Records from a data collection
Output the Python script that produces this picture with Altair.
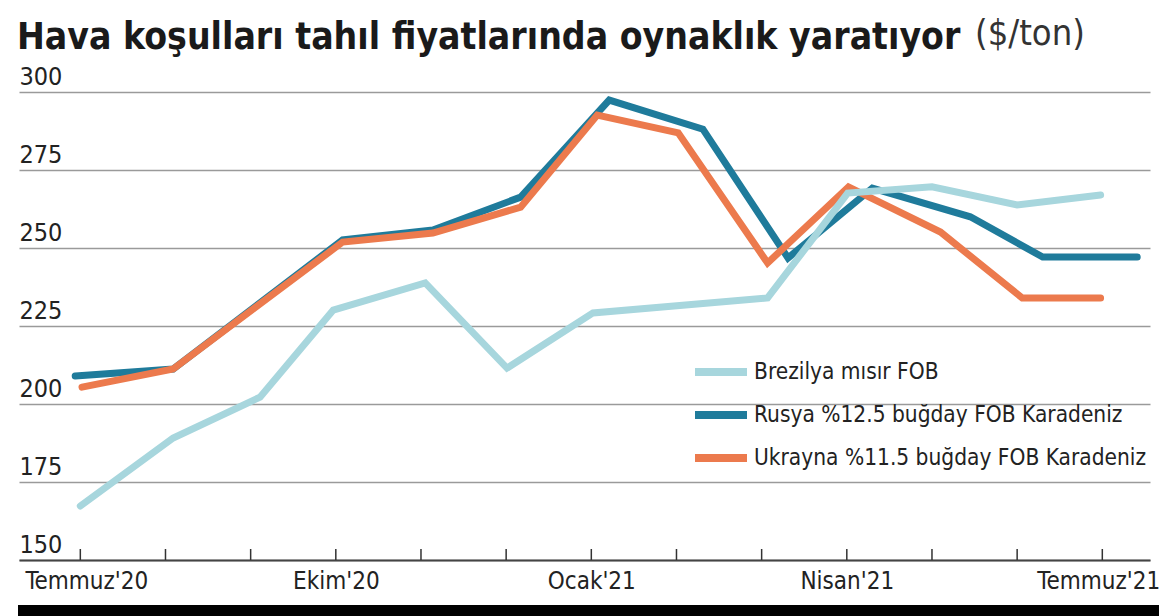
import json
import altair as alt
import pandas as pd

title_text = "Hava koşulları tahıl fiyatlarında oynaklık yaratıyor"
unit_text = "($/ton)"

series_names = ["Brezilya mısır FOB", "Rusya %12.5 buğday FOB Karadeniz", "Ukrayna %11.5 buğday FOB Karadeniz"]
series_colors = ["#a7d6dd", "#1f7b9b", "#ec7a4d"]

# x positions in months after July 2020
months_br = [0.0, 1.09, 2.11, 2.97, 4.05, 5.01, 6.02, 8.07, 9.01, 10.0, 11.0, 11.98]
vals_br = [167.3, 189.1, 202.2, 230.1, 238.8, 211.5, 229.2, 234.0, 267.6, 269.6, 263.8, 267.0]

months_ru = [-0.06, 1.09, 3.08, 4.14, 5.17, 6.21, 7.31, 8.31, 9.30, 10.45, 11.30, 12.41]
vals_ru = [209.0, 211.2, 252.6, 255.8, 266.3, 297.4, 288.1, 246.8, 269.2, 260.0, 247.1, 247.1]

months_uk = [0.02, 1.09, 3.08, 4.14, 5.17, 6.07, 7.02, 8.07, 9.02, 10.10, 11.06, 11.98]
vals_uk = [205.4, 211.2, 251.9, 254.8, 263.1, 292.6, 286.9, 245.2, 269.6, 255.1, 234.0, 234.0]

tick_months = list(range(13))
month_labels = ["Temmuz'20", "", "", "Ekim'20", "", "", "Ocak'21", "", "", "Nisan'21", "", "", "Temmuz'21"]
label_months = [0, 3, 6, 9, 12]
y_ticks = [150, 175, 200, 225, 250, 275, 300]

FONT = "DejaVu Sans Condensed, sans-serif"
W, H = 1131, 468

rows = []
for name, ms, vs in [(series_names[0], months_br, vals_br),
                     (series_names[1], months_ru, vals_ru),
                     (series_names[2], months_uk, vals_uk)]:
    for i, (m, v) in enumerate(zip(ms, vs)):
        rows.append({"seri": name, "ay": m, "deger": v, "sira": i})
df = pd.DataFrame(rows)

xscale = alt.Scale(domain=[-0.72, 12.56], nice=False)
yscale = alt.Scale(domain=[150, 300], nice=False, zero=False)
legend = alt.Legend(
    title=None, orient="none", legendX=685, legendY=263,
    symbolType="M-2,0L2,0", symbolSize=676, symbolStrokeWidth=8,
    labelFont=FONT, labelFontSize=22.5, labelColor="#222222",
    labelOffset=16, rowPadding=10, padding=0, labelLimit=600,
)
color = alt.Color("seri:N", scale=alt.Scale(domain=series_names, range=series_colors), legend=legend)

x_axis = alt.Axis(
    values=label_months, title=None, grid=False, ticks=False, tickSize=0, labelPadding=9,
    labelExpr=json.dumps(month_labels) + "[datum.value]",
    labelFont=FONT, labelFontSize=24, labelColor="#222222",
    labelOffset={"condition": [{"test": "datum.value == 0", "value": 6},
                               {"test": "datum.value == 12", "value": -4}], "value": 0},
    domainColor="#444444", domainWidth=2, labelFlush=False,
)
y_axis = alt.Axis(
    values=y_ticks, title=None, grid=True, gridColor="#9a9a9a", gridWidth=1.5,
    domain=False, ticks=False, tickSize=0, labelPadding=0, labelAlign="left",
    labelBaseline="bottom", labelOffset=-3, labelFlush=False,
    labelFont=FONT, labelFontSize=25, labelColor="#222222",
)

def line_layer(name):
    return alt.Chart(df).transform_filter(alt.datum.seri == name).mark_line(
        strokeWidth=7, strokeCap="round", strokeJoin="miter"
    ).encode(
        x=alt.X("ay:Q", scale=xscale, axis=x_axis),
        y=alt.Y("deger:Q", scale=yscale, axis=y_axis),
        color=color,
        order="sira:Q",
    )

base = alt.Chart(pd.DataFrame({"ay": tick_months}))
ticks = base.mark_rule(color="#333333", strokeWidth=1.5).encode(
    x=alt.X("ay:Q", scale=xscale, axis=x_axis), y=alt.value(H - 11), y2=alt.value(H)
)

note = alt.Chart(pd.DataFrame({"t": [unit_text], "b": [title_text]}))
head = note.mark_text(
    font=FONT, fontSize=37, fontWeight="bold", color="#1a1a1a", align="left", baseline="alphabetic"
).encode(text="b:N", x=alt.value(-2), y=alt.value(-43))
unit = note.mark_text(
    font=FONT, fontSize=36, fontWeight=300, color="#333333", align="left", baseline="alphabetic"
).encode(text="t:N", x=alt.value(956), y=alt.value(-47))
bar = note.mark_rule(color="#000000", strokeWidth=12).encode(
    x=alt.value(-1), x2=alt.value(W + 9), y=alt.value(H + 51)
)

chart = alt.layer(
    line_layer(series_names[1]),
    line_layer(series_names[2]),
    line_layer(series_names[0]),
    ticks, head, unit, bar,
).properties(
    width=W, height=H,
    background="white",
    autosize=alt.AutoSizeParams(type="none"),
    padding={"left": 19, "top": 92, "right": 9, "bottom": 56},
).configure_view(stroke=None)

chart.save("out.html", embed_options={"renderer": "svg", "actions": False})
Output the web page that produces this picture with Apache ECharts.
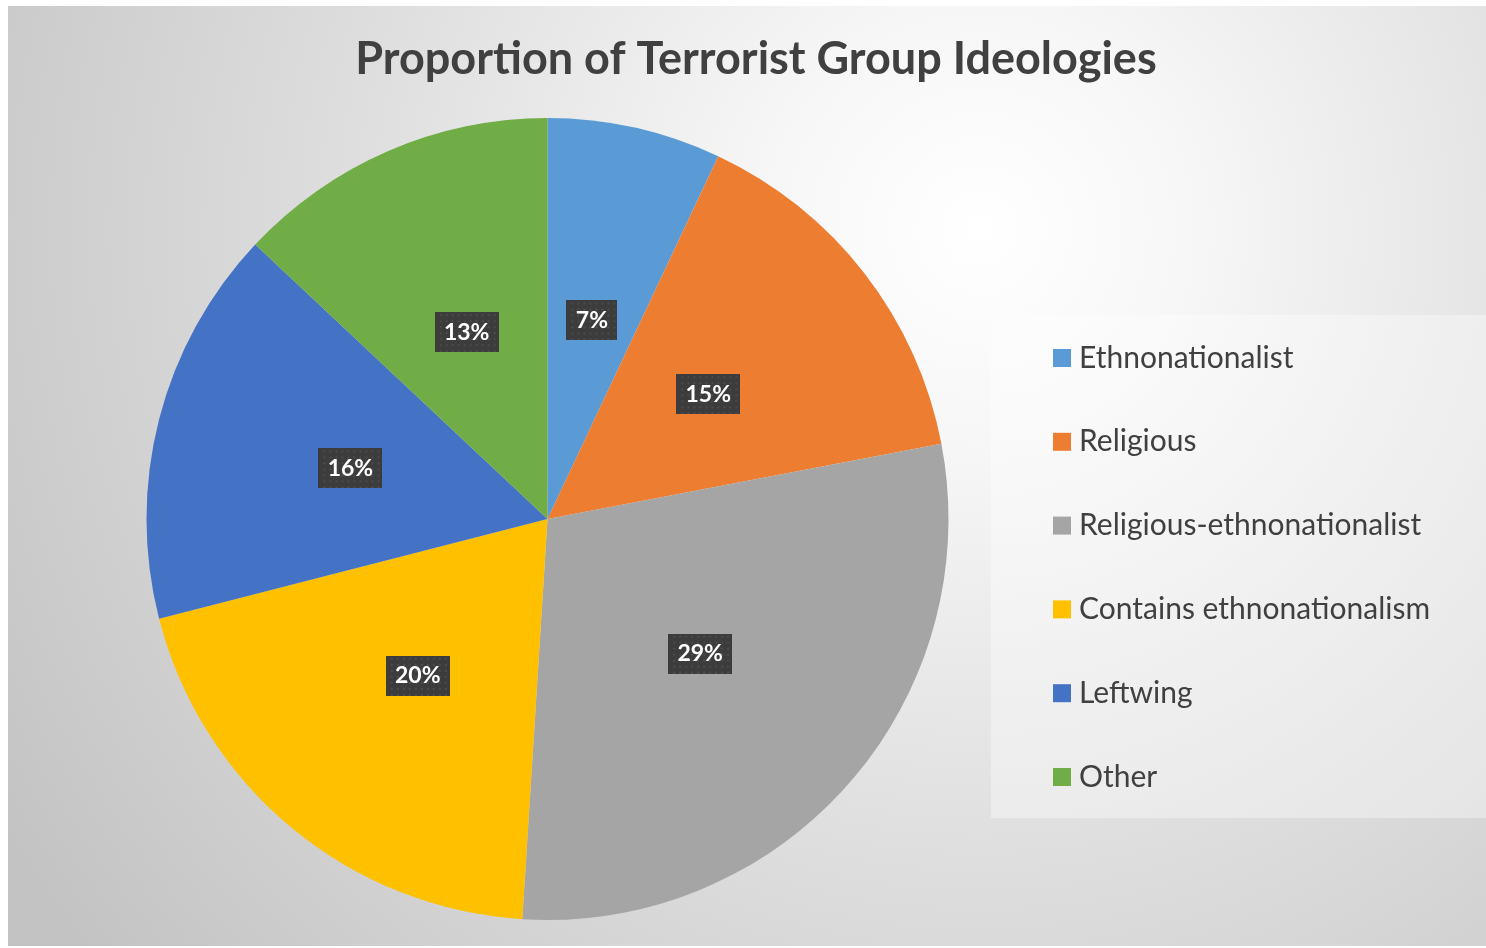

- **Aim**: Keep the pictures out of the copy and return the rest of the data above exactly.

- **Finished task**:
Output the Python script that produces this picture with Altair.
import json
import altair as alt
import pandas as pd

title_text = "Hava koşulları tahıl fiyatlarında oynaklık yaratıyor"
unit_text = "($/ton)"

series_names = ["Brezilya mısır FOB", "Rusya %12.5 buğday FOB Karadeniz", "Ukrayna %11.5 buğday FOB Karadeniz"]
series_colors = ["#a7d6dd", "#1f7b9b", "#ec7a4d"]

# x positions in months after July 2020
months_br = [0.0, 1.09, 2.11, 2.97, 4.05, 5.01, 6.02, 8.07, 9.01, 10.0, 11.0, 11.98]
vals_br = [167.3, 189.1, 202.2, 230.1, 238.8, 211.5, 229.2, 234.0, 267.6, 269.6, 263.8, 267.0]

months_ru = [-0.06, 1.09, 3.08, 4.14, 5.17, 6.21, 7.31, 8.31, 9.30, 10.45, 11.30, 12.41]
vals_ru = [209.0, 211.2, 252.6, 255.8, 266.3, 297.4, 288.1, 246.8, 269.2, 260.0, 247.1, 247.1]

months_uk = [0.02, 1.09, 3.08, 4.14, 5.17, 6.07, 7.02, 8.07, 9.02, 10.10, 11.06, 11.98]
vals_uk = [205.4, 211.2, 251.9, 254.8, 263.1, 292.6, 286.9, 245.2, 269.6, 255.1, 234.0, 234.0]

tick_months = list(range(13))
month_labels = ["Temmuz'20", "", "", "Ekim'20", "", "", "Ocak'21", "", "", "Nisan'21", "", "", "Temmuz'21"]
label_months = [0, 3, 6, 9, 12]
y_ticks = [150, 175, 200, 225, 250, 275, 300]

FONT = "DejaVu Sans Condensed, sans-serif"
W, H = 1131, 468

rows = []
for name, ms, vs in [(series_names[0], months_br, vals_br),
                     (series_names[1], months_ru, vals_ru),
                     (series_names[2], months_uk, vals_uk)]:
    for i, (m, v) in enumerate(zip(ms, vs)):
        rows.append({"seri": name, "ay": m, "deger": v, "sira": i})
df = pd.DataFrame(rows)

xscale = alt.Scale(domain=[-0.72, 12.56], nice=False)
yscale = alt.Scale(domain=[150, 300], nice=False, zero=False)
legend = alt.Legend(
    title=None, orient="none", legendX=685, legendY=263,
    symbolType="M-2,0L2,0", symbolSize=676, symbolStrokeWidth=8,
    labelFont=FONT, labelFontSize=22.5, labelColor="#222222",
    labelOffset=16, rowPadding=10, padding=0, labelLimit=600,
)
color = alt.Color("seri:N", scale=alt.Scale(domain=series_names, range=series_colors), legend=legend)

x_axis = alt.Axis(
    values=label_months, title=None, grid=False, ticks=False, tickSize=0, labelPadding=9,
    labelExpr=json.dumps(month_labels) + "[datum.value]",
    labelFont=FONT, labelFontSize=24, labelColor="#222222",
    labelOffset={"condition": [{"test": "datum.value == 0", "value": 6},
                               {"test": "datum.value == 12", "value": -4}], "value": 0},
    domainColor="#444444", domainWidth=2, labelFlush=False,
)
y_axis = alt.Axis(
    values=y_ticks, title=None, grid=True, gridColor="#9a9a9a", gridWidth=1.5,
    domain=False, ticks=False, tickSize=0, labelPadding=0, labelAlign="left",
    labelBaseline="bottom", labelOffset=-3, labelFlush=False,
    labelFont=FONT, labelFontSize=25, labelColor="#222222",
)

def line_layer(name):
    return alt.Chart(df).transform_filter(alt.datum.seri == name).mark_line(
        strokeWidth=7, strokeCap="round", strokeJoin="miter"
    ).encode(
        x=alt.X("ay:Q", scale=xscale, axis=x_axis),
        y=alt.Y("deger:Q", scale=yscale, axis=y_axis),
        color=color,
        order="sira:Q",
    )

base = alt.Chart(pd.DataFrame({"ay": tick_months}))
ticks = base.mark_rule(color="#333333", strokeWidth=1.5).encode(
    x=alt.X("ay:Q", scale=xscale, axis=x_axis), y=alt.value(H - 11), y2=alt.value(H)
)

note = alt.Chart(pd.DataFrame({"t": [unit_text], "b": [title_text]}))
head = note.mark_text(
    font=FONT, fontSize=37, fontWeight="bold", color="#1a1a1a", align="left", baseline="alphabetic"
).encode(text="b:N", x=alt.value(-2), y=alt.value(-43))
unit = note.mark_text(
    font=FONT, fontSize=36, fontWeight=300, color="#333333", align="left", baseline="alphabetic"
).encode(text="t:N", x=alt.value(956), y=alt.value(-47))
bar = note.mark_rule(color="#000000", strokeWidth=12).encode(
    x=alt.value(-1), x2=alt.value(W + 9), y=alt.value(H + 51)
)

chart = alt.layer(
    line_layer(series_names[1]),
    line_layer(series_names[2]),
    line_layer(series_names[0]),
    ticks, head, unit, bar,
).properties(
    width=W, height=H,
    background="white",
    autosize=alt.AutoSizeParams(type="none"),
    padding={"left": 19, "top": 92, "right": 9, "bottom": 56},
).configure_view(stroke=None)

chart.save("out.html", embed_options={"renderer": "svg", "actions": False})
Output the web page that produces this picture with Apache ECharts.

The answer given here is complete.